Complexity Effective Bypass Networks

  • Authors:
  • Aneesh Aggarwal

  • Affiliations:
  • Department of Electrical and Computer Engineering, Binghamton University, Binghamton, NY 13902

  • Venue:
  • Transactions on High-Performance Embedded Architectures and Compilers II
  • Year:
  • 2009

Quantified Score

Hi-index 0.00

Visualization

Abstract

Superscalar processors depend heavily on broadcast-based bypass networks to improve performance by exploiting more instruction level parallelism. However, increasing clock speeds and shrinking technology make broadcasting slower and difficult to implement, especially for wide issue and deeply pipelined processors. High latency bypass networks delay the execution of dependent instructions, which could result in significant performance loss. In this paper, we first perform a detailed analysis of the performance impact due to delays in the execution of dependent instructions caused by high latency bypass networks. We found that the performance impact due to delayed data-dependent instruction execution varies based on the data dependence present in a program and on the type of instructions constituting the program code. We also found that the performance impact varies significantly with the hardware configuration, and that with a high latency bypass network, the processor hardware critical for near-maximal performance reduces considerably.

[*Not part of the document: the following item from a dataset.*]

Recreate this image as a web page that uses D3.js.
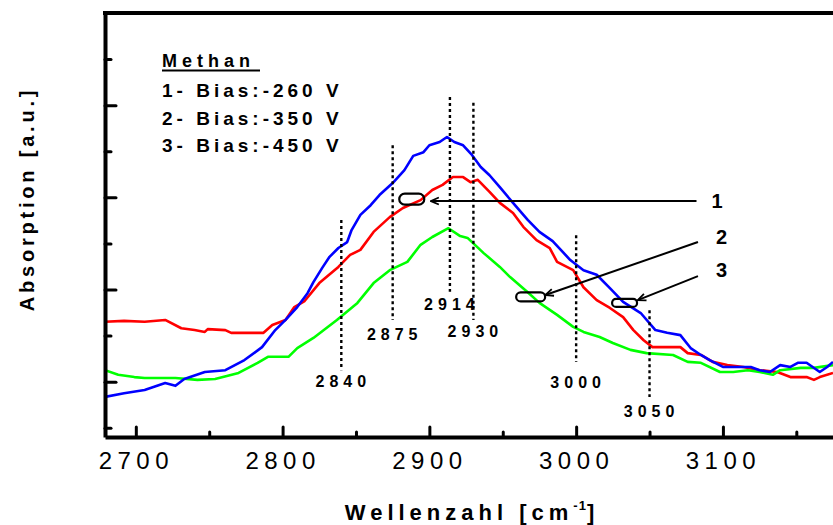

We then propose Single FU bypass networks to reduce the bypass network latency, where results from an FU are forwarded only to itself. The new bypass network design is based on the observations that an instruction's result is mostly required by just one other instruction and that the operands of many instructions come from a single other instruction. The new bypass network results in significant reduction in the data forwarding latency, while incurring only a small impact (about 2% for most of the SPEC2K benchmarks) on the instructions per cycle (IPC) count. However, reduced bypass latency can potentially increase the clock speed. Single FU bypass networks are also much more scalable than the broadcast-based bypass networks, for more wide and more deeply pipelined future microprocessors.